_Problem to solve_:
Skip every picture and transcribe the remaining material exactly.

_Data lines_:
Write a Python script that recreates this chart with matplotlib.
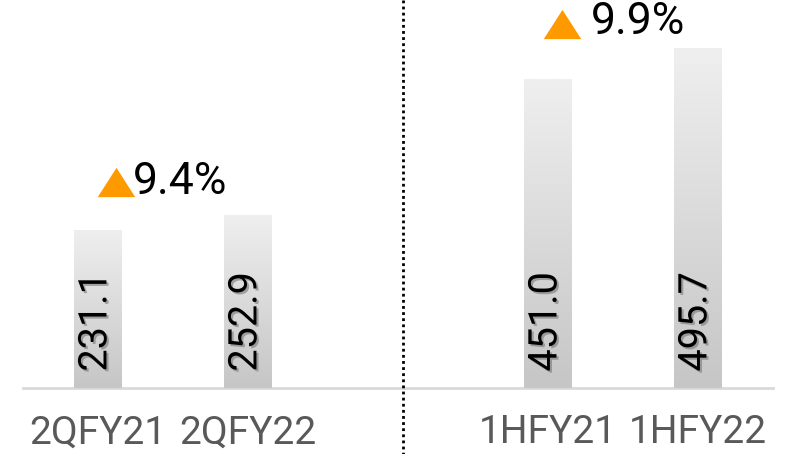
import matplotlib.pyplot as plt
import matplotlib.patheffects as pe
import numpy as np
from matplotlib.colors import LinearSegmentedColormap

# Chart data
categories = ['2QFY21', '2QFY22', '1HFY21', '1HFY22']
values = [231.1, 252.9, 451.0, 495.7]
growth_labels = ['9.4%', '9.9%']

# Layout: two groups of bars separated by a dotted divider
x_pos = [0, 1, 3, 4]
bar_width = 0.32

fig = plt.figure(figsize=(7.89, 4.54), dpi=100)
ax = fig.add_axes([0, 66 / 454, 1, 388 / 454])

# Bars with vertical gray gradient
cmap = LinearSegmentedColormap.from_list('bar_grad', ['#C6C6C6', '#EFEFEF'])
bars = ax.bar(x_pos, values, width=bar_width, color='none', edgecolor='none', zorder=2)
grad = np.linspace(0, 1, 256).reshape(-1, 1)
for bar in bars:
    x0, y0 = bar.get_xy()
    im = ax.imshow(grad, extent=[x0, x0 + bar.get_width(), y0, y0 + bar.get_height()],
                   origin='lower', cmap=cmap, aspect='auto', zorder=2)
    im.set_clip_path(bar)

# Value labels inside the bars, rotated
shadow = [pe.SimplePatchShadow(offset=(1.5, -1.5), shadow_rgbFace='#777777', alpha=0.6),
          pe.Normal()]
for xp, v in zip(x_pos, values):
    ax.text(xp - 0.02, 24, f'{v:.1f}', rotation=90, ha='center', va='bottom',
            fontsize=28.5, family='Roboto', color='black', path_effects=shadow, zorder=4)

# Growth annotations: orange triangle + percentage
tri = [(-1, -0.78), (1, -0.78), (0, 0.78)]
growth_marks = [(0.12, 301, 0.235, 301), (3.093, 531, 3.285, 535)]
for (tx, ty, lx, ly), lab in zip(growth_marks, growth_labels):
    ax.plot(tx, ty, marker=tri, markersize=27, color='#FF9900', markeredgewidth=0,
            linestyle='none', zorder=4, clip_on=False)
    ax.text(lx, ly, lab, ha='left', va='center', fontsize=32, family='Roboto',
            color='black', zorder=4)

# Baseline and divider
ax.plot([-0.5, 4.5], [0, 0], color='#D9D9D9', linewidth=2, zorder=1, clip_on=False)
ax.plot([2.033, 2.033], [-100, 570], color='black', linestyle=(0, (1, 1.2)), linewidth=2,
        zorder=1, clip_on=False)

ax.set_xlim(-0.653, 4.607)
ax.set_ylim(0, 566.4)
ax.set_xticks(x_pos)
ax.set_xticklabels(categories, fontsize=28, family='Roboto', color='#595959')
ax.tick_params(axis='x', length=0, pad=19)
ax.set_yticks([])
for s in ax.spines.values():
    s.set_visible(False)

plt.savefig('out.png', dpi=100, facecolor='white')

_The response_:
Write a Python script that recreates this chart with matplotlib.
import matplotlib.pyplot as plt
import matplotlib.patheffects as pe
import numpy as np
from matplotlib.colors import LinearSegmentedColormap

# Chart data
categories = ['2QFY21', '2QFY22', '1HFY21', '1HFY22']
values = [231.1, 252.9, 451.0, 495.7]
growth_labels = ['9.4%', '9.9%']

# Layout: two groups of bars separated by a dotted divider
x_pos = [0, 1, 3, 4]
bar_width = 0.32

fig = plt.figure(figsize=(7.89, 4.54), dpi=100)
ax = fig.add_axes([0, 66 / 454, 1, 388 / 454])

# Bars with vertical gray gradient
cmap = LinearSegmentedColormap.from_list('bar_grad', ['#C6C6C6', '#EFEFEF'])
bars = ax.bar(x_pos, values, width=bar_width, color='none', edgecolor='none', zorder=2)
grad = np.linspace(0, 1, 256).reshape(-1, 1)
for bar in bars:
    x0, y0 = bar.get_xy()
    im = ax.imshow(grad, extent=[x0, x0 + bar.get_width(), y0, y0 + bar.get_height()],
                   origin='lower', cmap=cmap, aspect='auto', zorder=2)
    im.set_clip_path(bar)

# Value labels inside the bars, rotated
shadow = [pe.SimplePatchShadow(offset=(1.5, -1.5), shadow_rgbFace='#777777', alpha=0.6),
          pe.Normal()]
for xp, v in zip(x_pos, values):
    ax.text(xp - 0.02, 24, f'{v:.1f}', rotation=90, ha='center', va='bottom',
            fontsize=28.5, family='Roboto', color='black', path_effects=shadow, zorder=4)

# Growth annotations: orange triangle + percentage
tri = [(-1, -0.78), (1, -0.78), (0, 0.78)]
growth_marks = [(0.12, 301, 0.235, 301), (3.093, 531, 3.285, 535)]
for (tx, ty, lx, ly), lab in zip(growth_marks, growth_labels):
    ax.plot(tx, ty, marker=tri, markersize=27, color='#FF9900', markeredgewidth=0,
            linestyle='none', zorder=4, clip_on=False)
    ax.text(lx, ly, lab, ha='left', va='center', fontsize=32, family='Roboto',
            color='black', zorder=4)

# Baseline and divider
ax.plot([-0.5, 4.5], [0, 0], color='#D9D9D9', linewidth=2, zorder=1, clip_on=False)
ax.plot([2.033, 2.033], [-100, 570], color='black', linestyle=(0, (1, 1.2)), linewidth=2,
        zorder=1, clip_on=False)

ax.set_xlim(-0.653, 4.607)
ax.set_ylim(0, 566.4)
ax.set_xticks(x_pos)
ax.set_xticklabels(categories, fontsize=28, family='Roboto', color='#595959')
ax.tick_params(axis='x', length=0, pad=19)
ax.set_yticks([])
for s in ax.spines.values():
    s.set_visible(False)

plt.savefig('out.png', dpi=100, facecolor='white')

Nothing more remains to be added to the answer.